- The Project on Government Oversight is flagging the financial ties of Mina Hsiang.
- Hsiang is in charge of the Biden administration's digital work across the federal government.
- She has a waiver that allows her to hold onto most of her stock portfolio.
A nonpartisan government watchdog group is sounding an alarm about tech investments held by the Biden administration's top digital officer.
The Project on Government Oversight has filed a complaint raising conflict-of-interest questions about Mina Hsiang, administrator of the US Digital Services.
The letter draws attention to several stock holdings including Hsiang's investment in Rebellion Defense, an artificial intelligence defense company that received a government contract in July 2021. Hsiang joined the administration first as an advisor in January 2021, when the holdings were worth between $15,000 and $50,000.
When she sold the stock on September 30, 2021 — weeks after being tapped to the role of administrator — it was worth between $500,000 and $1 million, her financial disclosures show. Hsiang filed both disclosures past a federal deadline, but within a 30-day grace period where she wouldn't face a late penalty.
The Biden administration granted Hsiang an ethics waiver that allowed her to keep most of her investments. Generally, most officials must divest the shares within three months of joining government from the private sector so that they can avoid having conflicts of interests arise.
Hsiang's role involves overseeing 200 government workers and falls under the White House's Office of Management and Budget, where POGO directed its complaint.
"Ms. Hsiang's significant ongoing investments in tech companies do real harm to the American people by exposing government projects to the influence of an official who may have financial interests in them," Walter Shaub, who leads POGO's Government Ethics Initiative, wrote in the letter.
Shaub, who was director of the Office of Government Ethics under the Obama administration and was critical of ethics rules under the Trump administration, told Insider in an interview that POGO was alarmed by the waiver because of its "shear size."
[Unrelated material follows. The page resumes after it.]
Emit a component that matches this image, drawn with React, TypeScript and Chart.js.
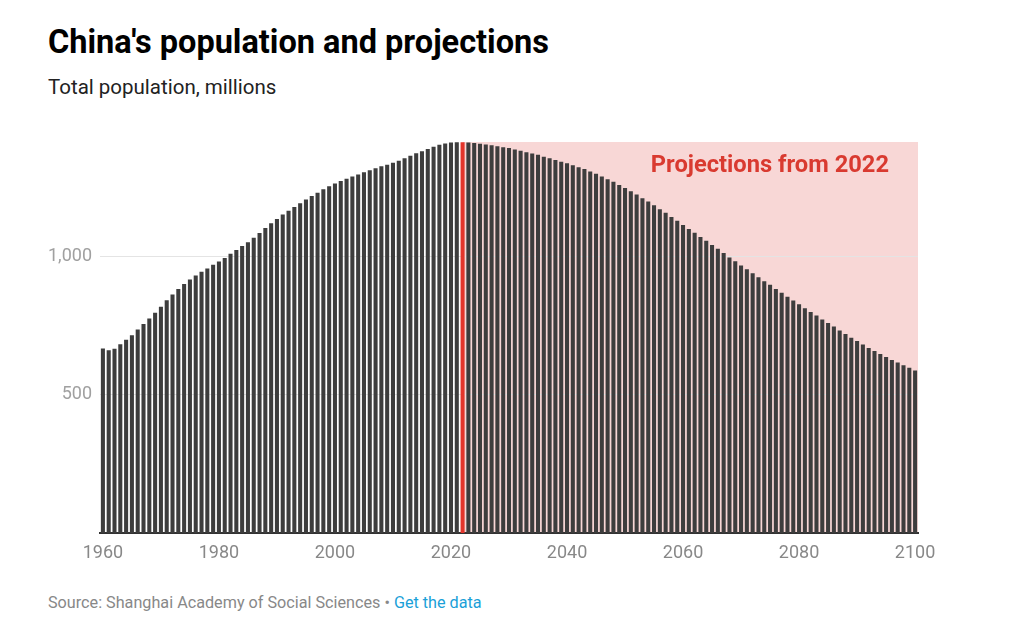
import React, { useEffect, useRef } from "react";
import { Chart, registerables } from "chart.js";

Chart.register(...registerables);

const historical = [
  667, 660, 666, 682, 698, 715, 735, 755, 775, 796,
  818, 841, 862, 882, 900, 916, 931, 944, 956, 969,
  981, 994, 1009, 1023, 1037, 1051, 1067, 1084, 1102, 1119,
  1135, 1151, 1165, 1178, 1192, 1205, 1218, 1230, 1242, 1253,
  1263, 1272, 1280, 1288, 1296, 1304, 1311, 1318, 1325, 1331,
  1338, 1345, 1354, 1363, 1372, 1380, 1388, 1396, 1403, 1408,
  1411, 1412, 1412,
];

const projected = [
  1411, 1409, 1407, 1404, 1401, 1398, 1394, 1391,
  1386, 1381, 1376, 1371, 1367, 1360, 1354, 1348, 1342, 1336,
  1329, 1322, 1315, 1306, 1298, 1288, 1278, 1269, 1258, 1247,
  1235, 1223, 1210, 1198, 1184, 1170, 1157, 1142, 1128, 1113,
  1099, 1085, 1070, 1056, 1041, 1027, 1012, 996, 982, 967,
  953, 939, 924, 910, 897, 882, 868, 854, 840, 827,
  812, 799, 786, 772, 759, 746, 732, 719, 706, 694,
  681, 669, 658, 647, 636, 625, 616, 606, 597, 587,
];

const years: string[] = [];
for (let y = 1960; y <= 2100; y++) years.push(String(y));

const values = [...historical, ...projected];
const projectionStartYear = "2022";
const xTickYears = ["1960", "1980", "2000", "2020", "2040", "2060", "2080", "2100"];
const yTickValues = [500, 1000];
const annotationText = "Projections from 2022";

const BAR = "#3d3d3d";
const RED = "#e3352b";
const PINK = "#f8d7d6";

const projectionPlugin = {
  id: "projectionBg",
  beforeDraw(chart: any) {
    const { ctx, chartArea, scales } = chart;
    const x = scales.x;
    const idx = years.indexOf(projectionStartYear);
    const left = x.getPixelForValue(idx);
    ctx.save();
    ctx.fillStyle = PINK;
    ctx.fillRect(left, chartArea.top, chartArea.right - left, chartArea.bottom - chartArea.top);
    ctx.restore();
  },
  afterDatasetsDraw(chart: any) {
    const { ctx, chartArea } = chart;
    ctx.save();
    ctx.fillStyle = "#d93a30";
    ctx.font = "bold 23.7px Roboto";
    ctx.textAlign = "right";
    ctx.textBaseline = "alphabetic";
    ctx.fillText(annotationText, chartArea.right - 29, chartArea.top + 30);
    ctx.restore();
  },
};

export default function App() {
  const ref = useRef<HTMLCanvasElement | null>(null);

  useEffect(() => {
    if (!ref.current) return;
    const chart = new Chart(ref.current, {
      type: "bar",
      data: {
        labels: years,
        datasets: [
          {
            data: values,
            backgroundColor: years.map((y) => (y === projectionStartYear ? RED : BAR)),
            barPercentage: 0.7,
            categoryPercentage: 1.0,
            borderWidth: 0,
          },
        ],
      },
      options: {
        responsive: false,
        animation: false,
        maintainAspectRatio: false,
        layout: { padding: { top: 22, right: 106, left: 0, bottom: 0 } },
        plugins: {
          legend: { display: false },
          tooltip: { enabled: false },
          title: { display: false },
        },
        scales: {
          x: {
            z: 1,
            grid: { display: false, drawTicks: false },
            border: { display: true, color: "#333333", width: 2 },
            ticks: {
              autoSkip: false,
              maxRotation: 0,
              minRotation: 0,
              padding: 10,
              color: "#888888",
              font: { family: "Roboto", size: 18 },
              callback: (_v: any, i: number) => (xTickYears.includes(years[i]) ? years[i] : ""),
            },
            afterFit: (s: any) => {
              s.height = 47;
            },
          },
          y: {
            min: 0,
            max: 1413,
            afterBuildTicks: (s: any) => {
              s.ticks = yTickValues.map((v) => ({ value: v }));
            },
            afterFit: (s: any) => {
              s.width = 100;
            },
            grid: { color: "#e4e4e4", drawTicks: false, lineWidth: 1 },
            border: { display: false },
            ticks: {
              padding: 8,
              color: "#a0a0a0",
              font: { family: "Roboto", size: 18 },
              callback: (v: any) => Number(v).toLocaleString("en-US"),
            },
          },
        },
      },
      plugins: [projectionPlugin],
    });
    return () => chart.destroy();
  }, []);

  return (
    <div
      style={{
        position: "absolute",
        left: 0,
        top: 0,
        width: 1024,
        height: 639,
        background: "#ffffff",
        fontFamily: "Roboto, sans-serif",
        overflow: "hidden",
      }}
    >
      <div
        style={{
          position: "absolute",
          left: 48,
          top: 22,
          fontSize: 32.5,
          fontWeight: 700,
          color: "#000",
          lineHeight: "40px",
          whiteSpace: "nowrap",
        }}
      >
        China's population and projections
      </div>
      <div
        style={{
          position: "absolute",
          left: 48,
          top: 74,
          fontSize: 20.5,
          color: "#222",
          lineHeight: "26px",
          whiteSpace: "nowrap",
        }}
      >
        Total population, millions
      </div>
      <canvas
        ref={ref}
        width={1024}
        height={460}
        style={{ position: "absolute", left: 0, top: 120, width: 1024, height: 460 }}
      />
      <div
        style={{
          position: "absolute",
          left: 48,
          top: 592,
          fontSize: 16.2,
          color: "#888",
          lineHeight: "22px",
          whiteSpace: "nowrap",
        }}
      >
        Source: Shanghai Academy of Social Sciences •{" "}
        <span style={{ color: "#1aa0d8" }}>Get the data</span>
      </div>
    </div>
  );
}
"It's just unheard of to issue basically an everything waiver for almost all of a person's assets," he said. "That literally puts them above the law."
POGO's complaint comes at a time when Congress is considering whether to ban members of Congress — as well as their family members, top congressional staffers, and even judges and Federal Reserve members — from trading individual stocks. The issue came to a head after Insider's "Conflicted Congress" report found 57 members of Congress and at least 182 senior-level congressional staffers had violated federal conflict of interest laws by failing to properly report their stock trades.
OMB did not respond to Insider's questions about whether it intended to respond to POGO's letter, nor explain the various investments in Hsiang's portfolio.
Parts of the waiver explain that the agency she oversees doesn't decide which tech companies to award contracts to.
"Consistent with the stringent ethics standards this administration has put in place, these waivers were granted in full compliance with the law and through the standard process, following consultation with the Office of Government Ethics," said Isabel Aldunate, an OMB spokesperson. "Moreover, the waivers include important limitations to ensure that they do not extend more broadly than appropriate."
Shaub said that while the White House's arrangement with Hsiang might be legal, "it isn't necessarily right."
"A president could literally issue a waiver covering every asset owned by every government employee, and it would be legal, but nobody could argue it was the right thing to do," he said.
Hsiang's transactions in Rebellion Defense create at least an optics problem that "scream for an independent investigation," according to POGO's letter. Hsiang sold her shares after Rebellion Defense raised $150 million in venture capital funds, so it's possible that she sold off her shares because a new investor came in.
Shaub said it was important to find out whether OMB let Hsiang hang onto her shares until they were worth more, whether Rebellion paid her a higher dollar amount for her shares because of her government role, and whether the company received its defense contract because of its ties to Hsiang.
"We are willing to keep an open mind that maybe she has a legitimate answer, but without any explanation the public is left to imagine the worst," Shaub said.
POGO also took issue with Hsiang's $950,000 investment in hedge fund MFN Partners given that it actively trades and could include companies the federal government does business with. Hsiang's waiver says she isn't able to divest from the firm until the end of 2024 because of the fund's withdrawal policy.
POGO's letter urges OMB to either rescind the waivers so Hsiang has to divest her holdings, or to reassign her to an advisory role. The Senate has not yet conducted a confirmation vote for Shalanda Young, who is acting director and whose nomination to OMB director has otherwise cleared key Senate panels.
Hsiang held several digital roles under the Obama administration, including as part of the team that oversaw the Healthcare.gov site that allowed people to buy government-subsidized private health insurance. After she left the Obama administration she was an executive at Devoted Health, a privatized Medicare company that connects patients to doctors.
Since joining the administration she has overseen the Vaccines.gov website which allowed people to search for places where they could get inoculated against COVID-19.